Ages 10-14 are significant for talking about relationships and purity, etc.
Pornography, and kids connecting with others inappropriately online, are available if they have access to technology in private. Do not allow them to keep their cell phone, computer, or anything else with internet access in their bedroom.
Premarital sex and pornography are just a couple of the challenges we have in this sinful world. This song by the Casting Crowns is called “Slow Fade”. I think it addresses sin in general but may sound like it is focused on sexual sin.
General Parenting Notes
- Be consistent with discipline and lifestyle.
- Take the approach that you are raising responsible, God-honoring adults. Think beyond their childhood.
- At age 10, the role of the parents shifts from a control perspective to that of a coach. At age 15, it shifts again to becoming a consultant.
- Discuss expectations and boundaries before they break the rules.
You can ask your child to come up with the consequences as you discuss these expectations, while they are in a normal state. (If you break curfew, what do you think your consequence should be?) Use some sense, of course, if the discipline they determine is not reasonable.
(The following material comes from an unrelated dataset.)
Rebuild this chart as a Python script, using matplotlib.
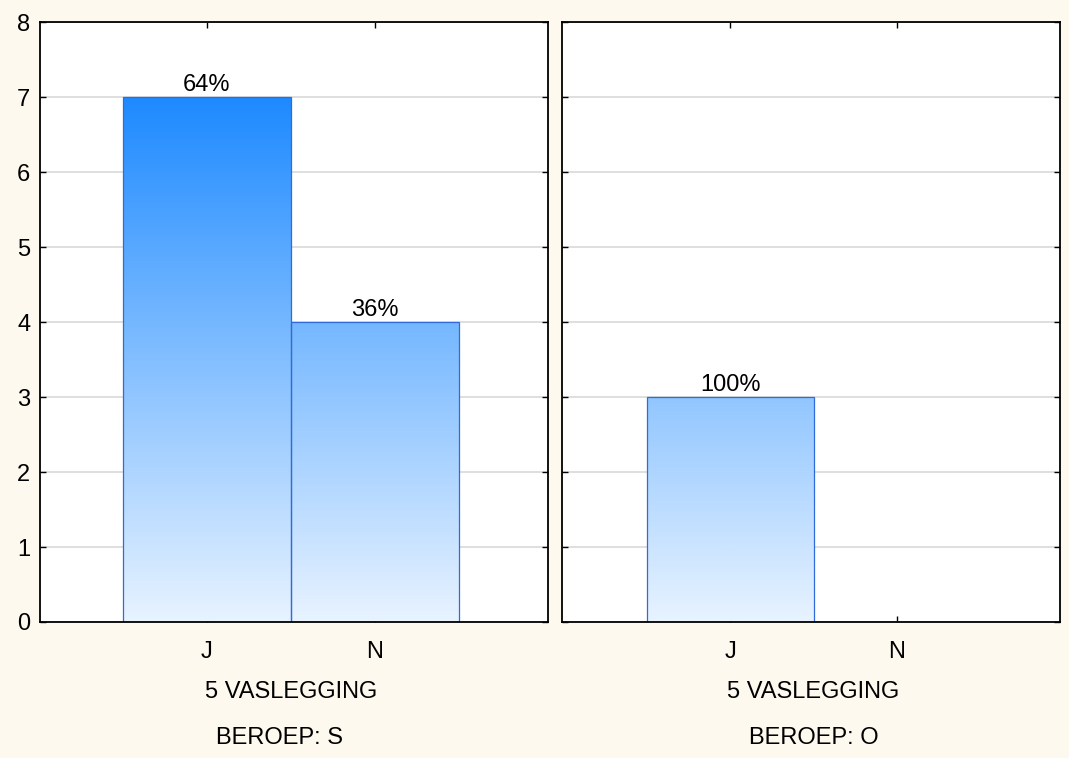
import matplotlib
matplotlib.use("Agg")
import matplotlib.pyplot as plt
import numpy as np
from matplotlib.colors import LinearSegmentedColormap

categories = ["J", "N"]
panels = ["BEROEP: S", "BEROEP: O"]
counts = [[7, 4], [3, 0]]
pct_labels = [["64%", "36%"], ["100%", ""]]
xlabel = "5 VASLEGGING"
yticks = [0, 1, 2, 3, 4, 5, 6, 7, 8]

plt.rcParams['font.family'] = ['Liberation Sans', 'DejaVu Sans']
FS = 17
BG = "#FDF9EE"
W, H = 1069, 758
fig = plt.figure(figsize=(W / 100, H / 100), dpi=100, facecolor=BG)

cmap = LinearSegmentedColormap.from_list("g", ["#E8F3FF", "#1E8AFF"])
vmax = max(max(c) for c in counts)

boxes = [(40, 548), (562, 1060)]
xlims = [(-0.994, 2.03), (-1.006, 1.976)]
title_x = [279, 814]
top, bottom = 22, 622
for i, (x0, x1) in enumerate(boxes):
    ax = fig.add_axes([x0 / W, 1 - bottom / H, (x1 - x0) / W, (bottom - top) / H])
    ax.set_facecolor("white")
    x = np.arange(len(categories))
    for xi, v, lab in zip(x, counts[i], pct_labels[i]):
        if v <= 0:
            continue
        grad = np.linspace(0, v / vmax, 256).reshape(-1, 1)
        ax.imshow(grad, extent=[xi - 0.5, xi + 0.5, 0, v], origin="lower",
                  cmap=cmap, vmin=0, vmax=1, aspect="auto", zorder=2,
                  interpolation="bilinear")
        ax.bar(xi, v, width=1.0, facecolor="none", edgecolor="#2F6BDA",
               linewidth=0.9, zorder=3)
        ax.annotate(lab, (xi, v), xytext=(0, 4), textcoords="offset points",
                    ha="center", va="baseline", fontsize=FS, zorder=4)
    ax.set_xlim(*xlims[i])
    ax.set_ylim(0, 8)
    ax.set_yticks(yticks)
    ax.set_xticks(x)
    ax.set_xticklabels(categories, fontsize=FS)
    ax.grid(axis="y", color="#D9D9D9", linewidth=1.2, zorder=1)
    ax.set_axisbelow(True)
    ax.tick_params(direction="in", length=4, width=1, top=True, right=True,
                   labelsize=FS)
    ax.tick_params(axis="x", pad=14)
    ax.tick_params(axis="y", pad=7)
    if i == 1:
        ax.tick_params(axis="y", labelleft=False)
    for s in ax.spines.values():
        s.set_linewidth(1.3)
        s.set_zorder(5)
    xc = ax.transData.transform((0.5, 0))[0] / W
    fig.text(xc, 1 - 692 / H, xlabel, ha="center", va="center", fontsize=FS)
    fig.text(title_x[i] / W, 1 - 738 / H, panels[i], ha="center", va="center", fontsize=FS)

fig.savefig("out.png", dpi=100, facecolor=BG)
- Here’s a phrase to remember:
“Rules without a relationship leads to rebellion.”
In other words, if all you do is discipline, and you don’t spend time with your kids doing fun things, talking about what’s going on in their lives, working on your relationship, that’s not good.
Training children to honor God
You are the spiritual leaders. They are going to spend much less time in church than they are with you. Model Christ-like behavior.
At the same time, make it a priority to attend church services, and have them participate in groups for children and teens. Do not allow extracurricular activities to supercede family involvement in church.
There’s a saying, “If the devil can’t make you really bad, he’ll make you really busy”.
Think about this: When your child is making decisions or going through difficult times, what (who) is going to make the difference?
There was more to say. Check out my church’s website and go to Resources. For awhile, you can find the audio, video, and message notes under Current Series. It will then be found under Previous Series, Be Wise. http://www.metrocommunitychurch.com
Deuteronomy 6:5-7 (NIV)
Love the Lord your God with all your heart and with all your soul and with all your strength. These commandments that I give you today are to be upon your hearts. Impress them on your children. Talk about them when you sit at home and when you walk along the road, when you lie down and when you get up.
Train a child in the way he should go, and when he is old he will not turn from it.